Tribal Program Curriculum
The Evergreen State College Reservation Based Community Determined program curriculum is built upon the program's philosophy that it best meets its students' needs by creating and delivering a well-defined, consistent program that balances personal authority, indigenous knowledge and academics.
- Personal authority challenges students to be personally accountable for their attendance, engagement and learning, and to declare the nature of their own work.
- Indigenous knowledge honors the founding principles of the program and its commitment to involving our community's keepers of cultural and traditional knowledge as teachers and valuable human resources.
- Academics give breadth within the liberal arts through reading, writing, research and other scholarly pursuits that complement personal authority and community knowledge.
This Liberal Arts curriculum is a repeatable three-year cycle built on the following themes and core courses:
2012-2013: Foundations for Sustainable Tribal Nations
- Fall core course: Sovereignty and Indian Law
- Winter core course: Setting the Stage for Leadership
- Spring core course: Reclaiming, Protecting and Practicing Sustainability
2013-2014: Contemporary Indian Communities in Global Society
- Fall core course: Indigenous Pathways to Rich and Thriving Communities
- Winter core course: Building Healthy Communities
- Spring core course: Comparing Indigenous Societies through Social and Political Movements
2014-2015: Rebuilding Native Nations: Strategies for Governance and Development
- Fall core course: Tribal Administration
- Winter core course: Ethics for Tribal Vitality
- Spring core course: Profiles in Leadership
The 5-credit core courses are taught at each site (classes meet 2 nights a week), with the same core course readings and assignments at each site.
Students typically earn up to 9 credits for work done through site classes. Advanced students may propose additional work for additional credit.
Students also meet for class 4 Saturdays per quarter at the Longhouse on the Evergreen campus. Here's the breakdown for the Saturday portion of the curriculum:
- Saturday morning: Students earn up to 2 credits through successful completion of strand courses, which meet 4 Saturday mornings throughout the quarter. These courses are designed to provide the breadth of a Liberal Arts education. Samples of recurring courses include Coastal Art Design and Application, Birds Afield, Human Services, Salish Art, Collaborative Management, Writing Stories of Our People, Public Speaking, Ethnobotany, and many others.
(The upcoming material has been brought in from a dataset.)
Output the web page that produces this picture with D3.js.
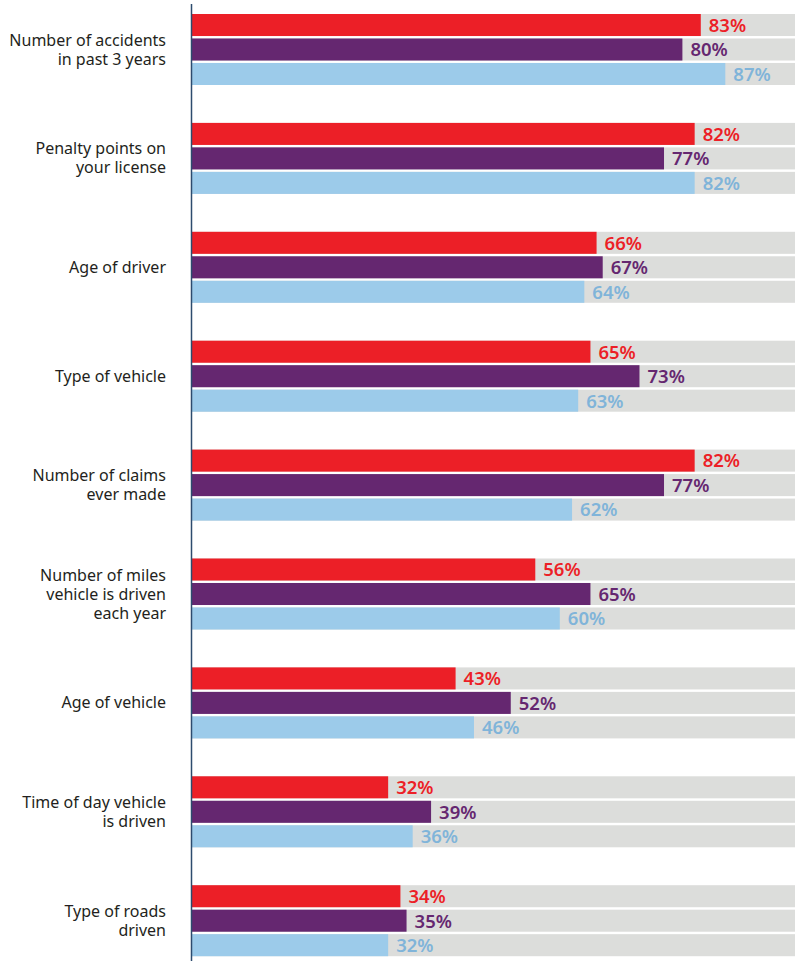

- Saturday afternoon: Students earn up to 1 credit for successful completion of course requirements for Battlegrounds, a series of workshops built around case studies of contemporary issues in Indian country. Battlegrounds combines the Evergreen Reservation Based Community Determined program students and students from the Grays Harbor College and Peninsula College Bridge program in activities and discussions relevant to Tribal communities.